Хидэо отступил на шаг и вежливо поклонился, коснувшись ладонями пола.
— С узором из тюльпанов?.. — весело спросил Такитиро.
— Нет, по эскизу, который вы создали в Саге, — серьезно ответил Хидэо. — В тот раз я по молодости нагрубил вам. Искренне прошу прощения, господин Сада.
— Напротив, Хидэо, я должен благодарить тебя. Ведь ты раскрыл мне глаза, — возразил Такитиро.
— Я принес пояс, который вы просили выткать, — повторил Хидэо.
— О чем ты? — Такитиро удивленно воззрился на юношу. — Ведь тот эскиз я выкинул в речку, что протекает у вашего дома.
— Значит, выкинули?.. — Хидэо был вызывающе спокоен. — Но вы дали мне возможность поглядеть на него, и я запомнил рисунок.
— Вот это мастер! — воскликнул Такитиро, но сразу помрачнел. — Послушай, Хидэо, с какой стати ты выткал пояс по рисунку, который я выбросил? С какой стати, я тебя спрашиваю? — Такитиро охватило странное чувство, которое не было сродни ни печали, ни гневу. Превозмогая себя, он добавил: — Разве не ты говорил, что в эскизе нет гармонии и душевной теплоты, что от него веет беспокойством и болезненностью?
— …
— Поэтому я и выкинул его, едва выйдя из вашего дома.
— Господин Сада, умоляю вас: простите великодушно, — Хидэо вновь склонился в поклоне, коснувшись руками пола, — в тот день я с утра занимался нудной работой, устал и был зол на весь свет.
— Со мной тоже творилось что-то неладное. В монастыре, где я схоронился от мирской суеты, в самом деле мне никто не мешал. Там тихо — одна лишь пожилая настоятельница да приходящая старуха служанка, а такая тоска, такая тоска… К тому же дела в лавке последнее время идут из рук вон плохо, и вдруг ты мне все это выкладываешь… А поделом! Какая надобность мне, оптовику, рисовать эскизы, да еще новомодные?

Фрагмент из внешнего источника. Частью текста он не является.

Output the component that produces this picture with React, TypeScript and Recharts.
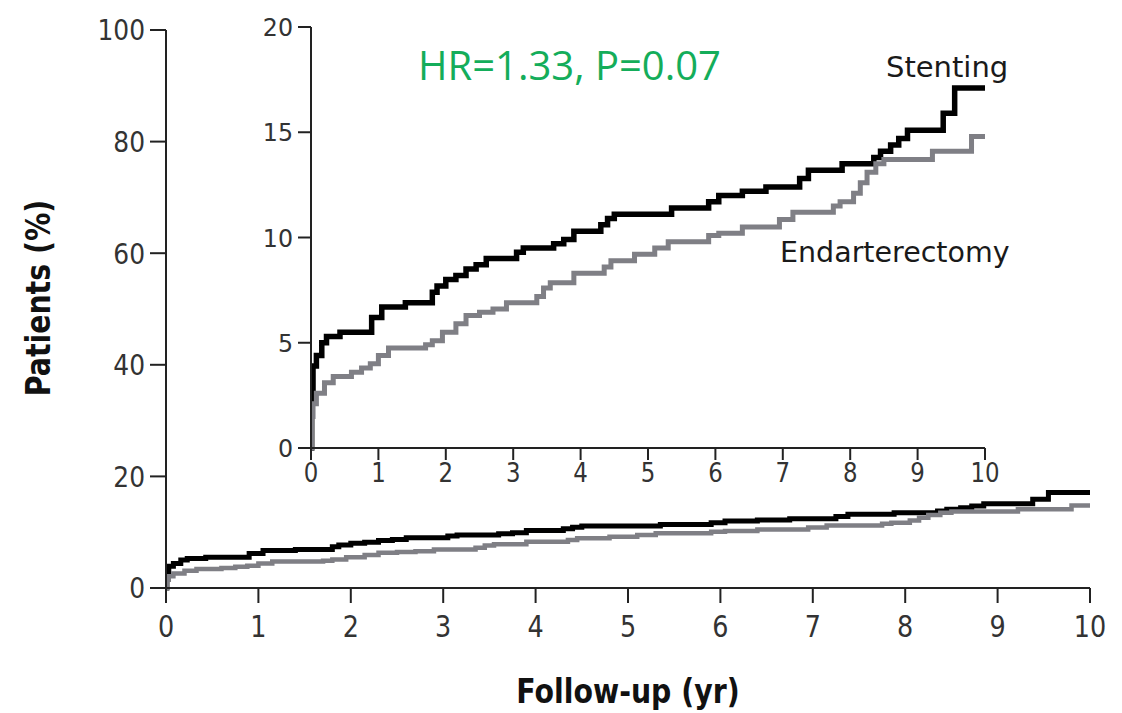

— И я о многом передумал. Особенно после встречи с вашей дочерью в ботаническом саду.
— …
— Извольте хотя бы взглянуть на пояс. Не понравится, возьмите ножницы и разрежьте его на куски.
— Показывай, — буркнул Такитиро. — Эй, Тиэко, поди-ка сюда.
Тиэко, сидевшая за конторкой рядом с приказчиком, сразу же откликнулась на зов.
Насупив густые брови, сжав губы, Хидэо с решительным видом положил на циновку сверток, но его пальцы, развязывавшие фуросики, слегка дрожали.
— Взгляните, барышня, это пояс по рисунку вашего отца, — обратился он к Тиэко с поклоном и замер. Тиэко отвернула край пояса.
— Ах, верно, рисунки Клее подсказали вам, отец, этот эскиз? Там, в Саге?
Она отвернула еще немного и приложила к коленям.